Source code of charts

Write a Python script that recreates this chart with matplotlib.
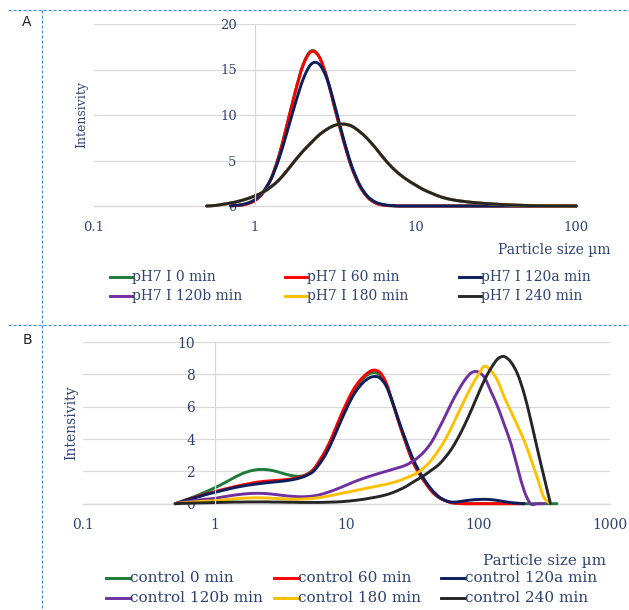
import numpy as np
import matplotlib.pyplot as plt
from matplotlib.lines import Line2D
from matplotlib.path import Path
from matplotlib.patches import PathPatch

plt.rcParams['font.family'] = ['DejaVu Serif']

nan = np.nan

# ---- panel A: pH7 I ----
# particle size bins (µm)
size_a = [0.501, 0.562, 0.631, 0.708, 0.794, 0.891, 1.00, 1.12, 1.26, 1.41,
          1.58, 1.78, 2.00, 2.24, 2.51, 2.82, 3.16, 3.55, 3.98, 4.47,
          5.01, 5.62, 6.31, 7.08, 7.94, 8.91, 10.0, 11.2, 12.6, 14.1,
          15.8, 17.8, 20.0, 22.4, 25.1, 28.2, 31.6, 35.5, 39.8, 44.7,
          50.1, 56.2, 63.1, 70.8, 79.4, 89.1, 100]

ph7_0 = [nan, nan, nan, 0.02, 0.07, 0.23, 0.6, 1.43, 3.0, 5.48,
         8.83, 12.5, 15.58, 17.05, 16.45, 14.0, 10.55, 7.25, 4.35, 2.25,
         0.98, 0.34, 0.1, 0.03, 0, 0, 0, 0, 0, 0,
         0, 0, 0, 0, 0, 0, 0, 0, 0, 0,
         0, 0, 0, 0, 0, 0, 0]
ph7_60 = [nan, nan, nan, 0.02, 0.07, 0.22, 0.59, 1.41, 2.96, 5.43,
          8.77, 12.43, 15.49, 16.96, 16.4, 14.0, 10.6, 7.3, 4.4, 2.3,
          1.0, 0.35, 0.1, 0.03, 0, 0, 0, 0, 0, 0,
          0, 0, 0, 0, 0, 0, 0, 0, 0, 0,
          0, 0, 0, 0, 0, 0, 0]
ph7_120a = [nan, nan, nan, 0.03, 0.1, 0.29, 0.69, 1.51, 2.94, 5.13,
            8.0, 11.17, 13.94, 15.58, 15.6, 13.9, 10.9, 7.5, 4.55, 2.4,
            1.1, 0.44, 0.16, 0.05, 0, 0, 0, 0, 0, 0,
            0, 0, 0, 0, 0, 0, 0, 0, 0, 0,
            0, 0, 0, 0, 0, 0, 0]
ph7_120b = [0.0, 0.05, 0.18, 0.33, 0.52, 0.78, 1.1, 1.5, 2.1, 2.85,
            3.85, 5.0, 6.05, 6.95, 7.8, 8.45, 8.88, 9.0, 8.8, 8.2,
            7.4, 6.4, 5.3, 4.3, 3.5, 2.85, 2.3, 1.8, 1.4, 1.05,
            0.8, 0.62, 0.5, 0.4, 0.32, 0.26, 0.2, 0.15, 0.11, 0.08,
            0.05, 0.03, 0.02, 0.01, 0.01, 0.0, 0.0]
ph7_180 = list(ph7_120b)
ph7_240 = list(ph7_120b)

labels_a = ['pH7 I 0 min', 'pH7 I 60 min', 'pH7 I 120a min',
            'pH7 I 120b min', 'pH7 I 180 min', 'pH7 I 240 min']

# ---- panel B: control ----
size_b = [0.501, 0.562, 0.631, 0.708, 0.794, 0.891, 1.00, 1.12, 1.26, 1.41,
          1.58, 1.78, 2.00, 2.24, 2.51, 2.82, 3.16, 3.55, 3.98, 4.47,
          5.01, 5.62, 6.31, 7.08, 7.94, 8.91, 10.0, 11.2, 12.6, 14.1,
          15.8, 17.8, 20.0, 22.4, 25.1, 28.2, 31.6, 35.5, 39.8, 44.7,
          50.1, 56.2, 63.1, 70.8, 79.4, 89.1, 100, 112, 126, 141,
          158, 178, 200, 224, 251, 282, 316, 355, 398, 447]

control_0 = [0, 0.15, 0.3, 0.45, 0.62, 0.8, 0.98, 1.18, 1.4, 1.62,
             1.82, 1.98, 2.08, 2.12, 2.1, 2.03, 1.92, 1.8, 1.72, 1.7,
             1.82, 2.12, 2.7, 3.4, 4.25, 5.2, 6.1, 6.9, 7.5, 7.9,
             8.1, 8.0, 7.4, 6.25, 5.0, 3.8, 2.7, 1.9, 1.3, 0.75,
             0.4, 0.2, 0.06, 0.02, 0, 0, 0, 0, 0, 0,
             0, 0, 0, 0, 0, 0, 0, 0, 0, nan]
control_60 = [0, 0.13, 0.27, 0.4, 0.52, 0.63, 0.74, 0.85, 0.95, 1.05,
              1.14, 1.22, 1.3, 1.36, 1.4, 1.43, 1.46, 1.5, 1.56, 1.65,
              1.8, 2.1, 2.7, 3.4, 4.3, 5.3, 6.2, 7.0, 7.6, 8.0,
              8.25, 8.15, 7.5, 6.3, 5.0, 3.8, 2.7, 1.9, 1.3, 0.75,
              0.4, 0.2, 0.06, 0.02, 0, 0, 0, 0, 0, 0,
              0, 0, 0, 0, nan, nan, nan, nan, nan, nan]
control_120a = [0, 0.12, 0.25, 0.37, 0.48, 0.6, 0.7, 0.8, 0.9, 0.99,
                1.07, 1.14, 1.2, 1.25, 1.3, 1.34, 1.38, 1.43, 1.5, 1.6,
                1.75, 2.0, 2.5, 3.15, 4.0, 4.95, 5.85, 6.65, 7.25, 7.65,
                7.85, 7.8, 7.3, 6.3, 5.1, 3.95, 2.9, 2.05, 1.4, 0.85,
                0.45, 0.2, 0.1, 0.12, 0.18, 0.23, 0.26, 0.27, 0.25, 0.2,
                0.13, 0.07, 0.03, 0.0, nan, nan, nan, nan, nan, nan]
control_120b = [0, 0.08, 0.15, 0.2, 0.25, 0.29, 0.33, 0.4, 0.47, 0.53,
                0.58, 0.62, 0.64, 0.64, 0.62, 0.58, 0.53, 0.48, 0.45, 0.43,
                0.44, 0.48, 0.56, 0.68, 0.82, 0.98, 1.15, 1.32, 1.48, 1.62,
                1.75, 1.88, 2.0, 2.12, 2.24, 2.38, 2.6, 2.9, 3.3, 3.85,
                4.6, 5.4, 6.25, 7.0, 7.65, 8.1, 8.15, 7.8, 6.9, 6.0,
                4.9, 3.7, 2.2, 0.8, 0.0, 0.0, 0.0, nan, nan, nan]
control_180 = [0, 0.05, 0.08, 0.11, 0.14, 0.16, 0.18, 0.22, 0.26, 0.3,
               0.33, 0.35, 0.36, 0.36, 0.35, 0.33, 0.31, 0.29, 0.28, 0.28,
               0.3, 0.33, 0.38, 0.45, 0.53, 0.62, 0.7, 0.78, 0.87, 0.95,
               1.03, 1.12, 1.2, 1.3, 1.42, 1.58, 1.75, 1.97, 2.3, 2.75,
               3.3, 3.95, 4.75, 5.6, 6.45, 7.25, 7.95, 8.5, 8.2, 7.6,
               6.6, 5.7, 4.8, 3.9, 2.8, 1.6, 0.4, 0.0, nan, nan]
control_240 = [0, 0.02, 0.03, 0.04, 0.05, 0.06, 0.07, 0.08, 0.09, 0.1,
               0.1, 0.11, 0.11, 0.11, 0.11, 0.1, 0.1, 0.09, 0.09, 0.08,
               0.08, 0.08, 0.08, 0.09, 0.1, 0.12, 0.15, 0.19, 0.24, 0.3,
               0.37, 0.45, 0.55, 0.68, 0.85, 1.05, 1.3, 1.55, 1.8, 2.1,
               2.4, 2.85, 3.4, 4.1, 4.9, 5.8, 6.75, 7.65, 8.4, 8.95,
               9.1, 8.75, 8.0, 6.8, 5.2, 3.4, 1.7, 0.0, nan, nan]

labels_b = ['control 0 min', 'control 60 min', 'control 120a min',
            'control 120b min', 'control 180 min', 'control 240 min']

colors = ['#1E7A3A', '#FF0000', '#0B1F5C', '#7030A0', '#FFC000', '#262626']
text_color = '#2F4373'
grid_color = '#D9D9D9'

W, H = 629, 610
fig = plt.figure(figsize=(W / 100, H / 100), dpi=100)


def px(x, y):
    return x / W, 1 - y / H


def smooth_line(ax, xs, ys, color, lw=2.1):
    # Excel-style smoothed line: Catmull-Rom bezier in (log x, y) space
    u = np.log10(np.asarray(xs, float))
    y = np.asarray(ys, float)
    ok = ~np.isnan(y)
    pts = np.column_stack([u[ok], y[ok]])
    n = len(pts)
    verts = [pts[0]]
    codes = [Path.MOVETO]
    for i in range(n - 1):
        p0 = pts[i - 1] if i > 0 else pts[i]
        p1, p2 = pts[i], pts[i + 1]
        p3 = pts[i + 2] if i + 2 < n else pts[i + 1]
        verts += [p1 + (p2 - p0) / 6, p2 - (p3 - p1) / 6, p2]
        codes += [Path.CURVE4] * 3
    verts = np.array(verts)
    verts[:, 0] = 10 ** verts[:, 0]
    ax.add_patch(PathPatch(Path(verts, codes), fill=False, edgecolor=color,
                           lw=lw, clip_on=False, capstyle='round',
                           joinstyle='round'))


def setup_axis(ax, xmax, ymax, ystep, fs, ypad, xpad):
    ax.set_xscale('log')
    ax.set_xlim(0.1, xmax)
    ax.set_ylim(0, ymax)
    xt = [0.1, 1, 10, 100, 1000]
    xt = [v for v in xt if v <= xmax]
    ax.set_xticks(xt)
    ax.set_xticklabels(['%g' % v for v in xt])
    ax.xaxis.set_minor_locator(plt.NullLocator())
    ax.set_yticks(np.arange(0, ymax + 0.1, ystep))
    for s in ['top', 'right', 'bottom']:
        ax.spines[s].set_visible(False)
    ax.spines['left'].set_position(('data', 1))
    ax.spines['left'].set_color(grid_color)
    ax.spines['left'].set_linewidth(0.9)
    ax.grid(axis='y', color=grid_color, lw=0.9)
    ax.axhline(0, color=grid_color, lw=1.0, clip_on=False, zorder=0.5)
    ax.set_axisbelow(True)
    ax.tick_params(axis='both', length=0, colors=text_color, labelsize=fs)
    ax.tick_params(axis='y', pad=ypad)
    ax.tick_params(axis='x', pad=xpad)


def draw_legend(labels, xs, ys, line_len, fs):
    for i, lab in enumerate(labels):
        x0 = xs[i % 3]
        y0 = ys[i // 3]
        (ax0, ay0) = px(x0, y0)
        (ax1, _) = px(x0 + line_len, y0)
        fig.add_artist(Line2D([ax0, ax1], [ay0, ay0], color=colors[i], lw=2.1,
                              transform=fig.transFigure))
        fig.text(ax1, ay0, lab, color=text_color, fontsize=fs,
                 ha='left', va='center')


# panel A
l, b = px(94, 206)
r, t = px(576.4, 24)
ax_a = fig.add_axes([l, b, r - l, t - b])
setup_axis(ax_a, 100, 20, 5, 9.5, 13, 11)
for vals, c in zip([ph7_0, ph7_60, ph7_120a, ph7_120b, ph7_180, ph7_240], colors):
    smooth_line(ax_a, size_a, vals, c)

# panel B
l, b = px(83, 503.7)
r, t = px(609.7, 342)
ax_b = fig.add_axes([l, b, r - l, t - b])
setup_axis(ax_b, 1000, 10, 2, 10, 14, 10)
for vals, c in zip([control_0, control_60, control_120a, control_120b,
                    control_180, control_240], colors):
    smooth_line(ax_b, size_b, vals, c)

# axis titles
fig.text(*px(82, 115), 'Intensivity', rotation=90, color=text_color,
         fontsize=9, ha='center', va='center')
fig.text(*px(610, 250), 'Particle size µm', color=text_color,
         fontsize=10, ha='right', va='center')
fig.text(*px(71, 423), 'Intensivity', rotation=90, color=text_color,
         fontsize=10, ha='center', va='center')
fig.text(*px(606, 561), 'Particle size µm', color=text_color,
         fontsize=11, ha='right', va='center')

draw_legend(labels_a, [110, 285, 459], [276.5, 296], 22, 10)
draw_legend(labels_b, [105.5, 274, 441], [578, 598], 24.5, 11)

# dashed panel frame
frame = dict(color='#4A90E2', lw=0.9, ls=(0, (2.5, 1.5)), transform=fig.transFigure)
fig.add_artist(Line2D([8 / W, 1], [1 - 10 / H, 1 - 10 / H], **frame))
fig.add_artist(Line2D([8 / W, 1], [1 - 325 / H, 1 - 325 / H], **frame))
fig.add_artist(Line2D([42.3 / W, 42.3 / W], [1 - 10 / H, 0], **frame))

fig.text(*px(27, 22), 'A', family='DejaVu Sans', fontsize=10, color='#222222',
         ha='center', va='center')
fig.text(*px(27, 340), 'B', family='DejaVu Sans', fontsize=10, color='#222222',
         ha='center', va='center')

fig.savefig('out.png', dpi=100)
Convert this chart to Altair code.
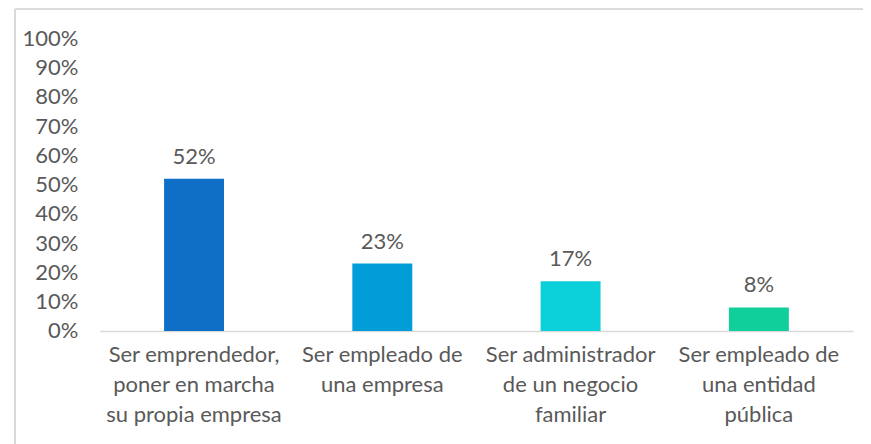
import altair as alt
import pandas as pd

categories = [
    "Ser emprendedor,\nponer en marcha\nsu propia empresa",
    "Ser empleado de\nuna empresa",
    "Ser administrador\nde un negocio\nfamiliar",
    "Ser empleado de\nuna entidad\npública",
]
values = [0.52, 0.23, 0.17, 0.08]
colors = ["#0F6FC6", "#009DD9", "#0BD0D9", "#10CF9B"]
y_ticks = [i / 10 for i in range(11)]

df = pd.DataFrame({"cat": categories, "val": values})

FONT = "Lato"
FS = 22
TXT = "#595959"

x_enc = alt.X(
    "cat:N",
    sort=categories,
    title=None,
    scale=alt.Scale(paddingInner=0.68, paddingOuter=0.34),
    axis=alt.Axis(
        labelAngle=0,
        labelExpr="split(datum.label, '\\n')",
        labelFont=FONT,
        labelFontSize=FS,
        labelColor=TXT,
        labelLineHeight=30,
        labelPadding=14,
        labelBaseline="top",
        labelOverlap=False,
        labelLimit=300,
        ticks=False,
        domainColor="#D9D9D9",
        domainWidth=1.5,
        grid=False,
    ),
)
y_enc = alt.Y(
    "val:Q",
    title=None,
    scale=alt.Scale(domain=[0, 1]),
    axis=alt.Axis(
        values=y_ticks,
        format=".0%",
        labelFont=FONT,
        labelFontSize=FS,
        labelColor=TXT,
        labelPadding=22,
        labelOverlap=False,
        ticks=False,
        domain=False,
        grid=False,
    ),
)

bars = alt.Chart(df).mark_bar(size=60).encode(
    x=x_enc,
    y=y_enc,
    color=alt.Color("cat:N", sort=categories, scale=alt.Scale(domain=categories, range=colors), legend=None),
)
labels = alt.Chart(df).mark_text(
    baseline="bottom", dy=-10, font=FONT, fontSize=FS, color=TXT
).encode(x=x_enc, y=y_enc, text=alt.Text("val:Q", format=".0%"))

border_top = alt.Chart(df).mark_rule(color="#D9D9D9", strokeWidth=1.5).encode(
    x=alt.value(-85), x2=alt.value(900), y=alt.value(-29)
)
border_left = alt.Chart(df).mark_rule(color="#D9D9D9", strokeWidth=1.5).encode(
    x=alt.value(-85), y=alt.value(-29), y2=alt.value(500)
)

chart = (
    alt.layer(bars, labels, border_top, border_left)
    .properties(
        width=754,
        height=293,
        autosize=alt.AutoSizeParams(type="none"),
        padding={"left": 92, "top": 30, "right": 10, "bottom": 120},
        background="white",
    )
    .configure_view(stroke=None)
)

chart.save("out.html", embed_options={"renderer": "svg", "actions": False})
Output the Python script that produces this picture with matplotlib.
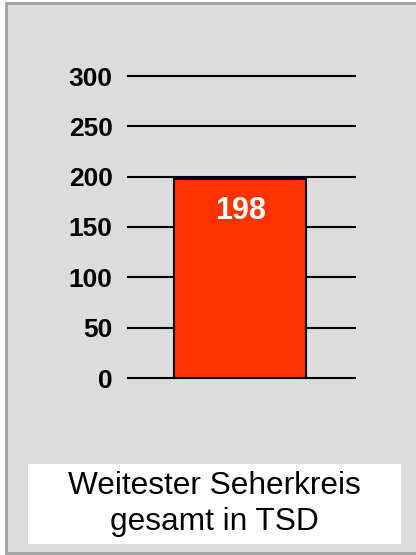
import matplotlib
matplotlib.use("Agg")
import matplotlib.pyplot as plt
from matplotlib.patches import Rectangle

categories = ["Weitester Seherkreis gesamt in TSD"]
values = [198]
yticks = [0, 50, 100, 150, 200, 250, 300]
caption = "Weitester Seherkreis\ngesamt in TSD"

W, H = 416, 555
fig = plt.figure(figsize=(W / 100, H / 100), dpi=100)
fig.patch.set_facecolor("white")
plt.rcParams["font.family"] = ["Liberation Sans", "DejaVu Sans"]

# gray panel with border
fig.patches.append(Rectangle((6 / W, 1 - 553 / H), (W - 6) / W + 0.01, (553 - 3) / H,
                             transform=fig.transFigure, facecolor="#DCDCDC",
                             edgecolor="#A0A0A0", linewidth=2, zorder=-2))

# axes: 0 -> y=378px, 300 -> y=76px ; x from 128 to 355 px
ax = fig.add_axes([128 / W, 1 - 378 / H, (355 - 128) / W, (378 - 76) / H])
ax.set_zorder(5)
ax.set_facecolor("none")
ax.set_ylim(0, 300)
ax.set_xlim(-0.5, 0.5)
for s in ax.spines.values():
    s.set_visible(False)
ax.set_xticks([])
ax.set_yticks(yticks)
ax.set_yticklabels([str(t) for t in yticks], fontsize=19, fontweight="bold")
ax.tick_params(axis="y", length=0, pad=11)
for t in yticks:
    ax.axhline(t, color="black", linewidth=1.5, zorder=1, clip_on=False)

bars = ax.bar([-0.006], values, width=0.58, color="#FF3300", edgecolor="black",
              linewidth=1.5, zorder=2)
for b, v in zip(bars, values):
    ax.text(b.get_x() + b.get_width() / 2, v - 32, str(v), ha="center", va="center",
            color="white", fontsize=22, fontweight="bold", zorder=3)

# caption box
fig.patches.append(Rectangle((28 / W, 1 - 544 / H), (401 - 28) / W, (544 - 464) / H,
                             transform=fig.transFigure, facecolor="white",
                             edgecolor="none", zorder=-1))
fig.text(214 / W, 1 - 504 / H, caption, ha="center", va="center", fontsize=22.8,
         linespacing=1.22, color="black")

fig.savefig("out.png", dpi=100)
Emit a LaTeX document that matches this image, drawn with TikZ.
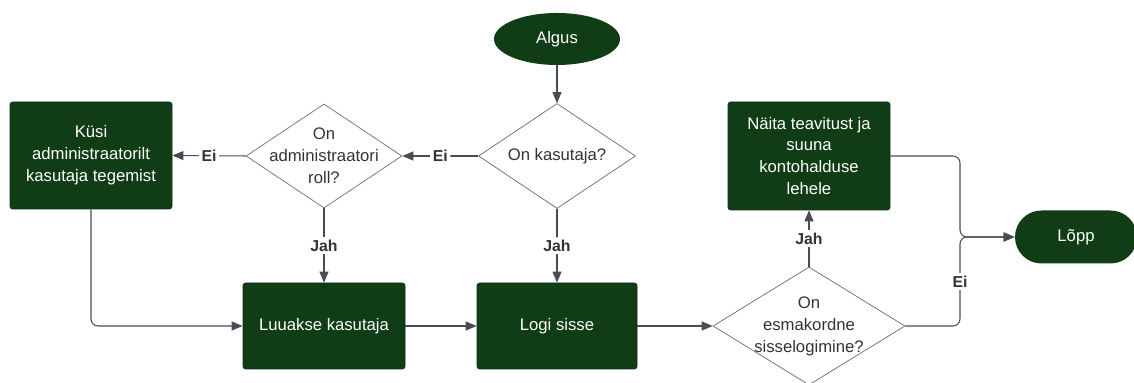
\documentclass[tikz,border=0pt]{standalone}
\usepackage{fontspec}
\setmainfont{Liberation Sans}
\usetikzlibrary{shapes.geometric, arrows.meta}
\definecolor{boxgreen}{HTML}{103D16}
\definecolor{linegray}{HTML}{474C57}
\definecolor{edgegray}{HTML}{6B6B6B}
\begin{document}
\begin{tikzpicture}[
    every node/.style={font=\fontsize{9.5}{12.5}\selectfont},
    process/.style={rectangle, rounded corners=1.5pt, fill=boxgreen, draw=boxgreen!80!black, text=white, align=center, inner sep=0pt},
    decision/.style={diamond, draw=edgegray, fill=white, inner sep=0pt},
    dtext/.style={text=black!80, align=center, inner sep=0pt},
    flow/.style={-{Triangle[length=2.2mm, width=1.8mm]}, linegray, line width=0.6pt, rounded corners=4pt},
    lbl/.style={fill=white, text=black!80, inner sep=1.5pt, font=\fontsize{9}{11}\selectfont\bfseries}
]
    \useasboundingbox (0, 0) rectangle (22.68, 7.66);

    % Start and end
    \node[ellipse, fill=boxgreen, text=white, minimum width=2.52cm, minimum height=1.04cm] (algus) at (11.14, 6.88) {Algus};
    \node[rectangle, rounded corners=0.53cm, fill=boxgreen, text=white, minimum width=2.44cm, minimum height=1.06cm] (lopp) at (21.52, 2.92) {Lõpp};

    % Decisions
    \node[decision, minimum width=3.14cm, minimum height=2.1cm] (kasutaja) at (11.14, 4.54) {};
    \node[dtext] (kasutaja-t) at (kasutaja) {On kasutaja?};
    \node[decision, minimum width=3.12cm, minimum height=2.08cm] (admin) at (6.48, 4.54) {};
    \node[dtext] (admin-t) at (admin) {On\\administraatori\\roll?};
    \node[decision, minimum width=3.84cm, minimum height=2.36cm] (esma) at (16.18, 1.14) {};
    \node[dtext] (esma-t) at (esma) {On\\esmakordne\\sisselogimine?};

    % Processes
    \node[process, minimum width=3.24cm, minimum height=2.14cm] (kysi) at (1.82, 4.55) {Küsi\\administraatorilt\\kasutaja tegemist};
    \node[process, minimum width=3.24cm, minimum height=1.72cm] (luuakse) at (6.48, 1.14) {Luuakse kasutaja};
    \node[process, minimum width=3.2cm, minimum height=1.72cm] (logi) at (11.14, 1.14) {Logi sisse};
    \node[process, minimum width=3.24cm, minimum height=2.16cm] (naita) at (16.18, 4.54) {Näita teavitust ja\\suuna\\kontohalduse\\lehele};

    \coordinate (jn) at (19.2, 2.92);

    % Connectors
    \draw[flow] (algus) -- (kasutaja);
    \draw[flow] (kasutaja.west) -- node[lbl] {Ei} (admin.east);
    \draw[flow] (admin.west) -- node[lbl] {Ei} (kysi.east);
    \draw[flow] (kasutaja.south) -- node[lbl] {Jah} (logi.north);
    \draw[flow] (admin.south) -- node[lbl] {Jah} (luuakse.north);
    \draw[flow] (kysi.south) |- (luuakse.west);
    \draw[flow] (luuakse.east) -- (logi.west);
    \draw[flow] (logi.east) -- (esma.west);
    \draw[flow] (esma.north) -- node[lbl] {Jah} (naita.south);
    \draw[flow] (naita.east) -| (jn) -- (lopp.west);
    \draw[flow] (esma.east) -| node[lbl, pos=0.75] {Ei} (jn) -- (lopp.west);
\end{tikzpicture}
\end{document}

*The task*
In the listing above, find the line with "Emit a LaTeX" and the line with "minimum width=2.44cm, minimum". Copy exactly those two and every line between, without the pictures.

*Correct response*
Emit a LaTeX document that matches this image, drawn with TikZ.
\documentclass[tikz,border=0pt]{standalone}
\usepackage{fontspec}
\setmainfont{Liberation Sans}
\usetikzlibrary{shapes.geometric, arrows.meta}
\definecolor{boxgreen}{HTML}{103D16}
\definecolor{linegray}{HTML}{474C57}
\definecolor{edgegray}{HTML}{6B6B6B}
\begin{document}
\begin{tikzpicture}[
    every node/.style={font=\fontsize{9.5}{12.5}\selectfont},
    process/.style={rectangle, rounded corners=1.5pt, fill=boxgreen, draw=boxgreen!80!black, text=white, align=center, inner sep=0pt},
    decision/.style={diamond, draw=edgegray, fill=white, inner sep=0pt},
    dtext/.style={text=black!80, align=center, inner sep=0pt},
    flow/.style={-{Triangle[length=2.2mm, width=1.8mm]}, linegray, line width=0.6pt, rounded corners=4pt},
    lbl/.style={fill=white, text=black!80, inner sep=1.5pt, font=\fontsize{9}{11}\selectfont\bfseries}
]
    \useasboundingbox (0, 0) rectangle (22.68, 7.66);

    % Start and end
    \node[ellipse, fill=boxgreen, text=white, minimum width=2.52cm, minimum height=1.04cm] (algus) at (11.14, 6.88) {Algus};
    \node[rectangle, rounded corners=0.53cm, fill=boxgreen, text=white, minimum width=2.44cm, minimum height=1.06cm] (lopp) at (21.52, 2.92) {Lõpp};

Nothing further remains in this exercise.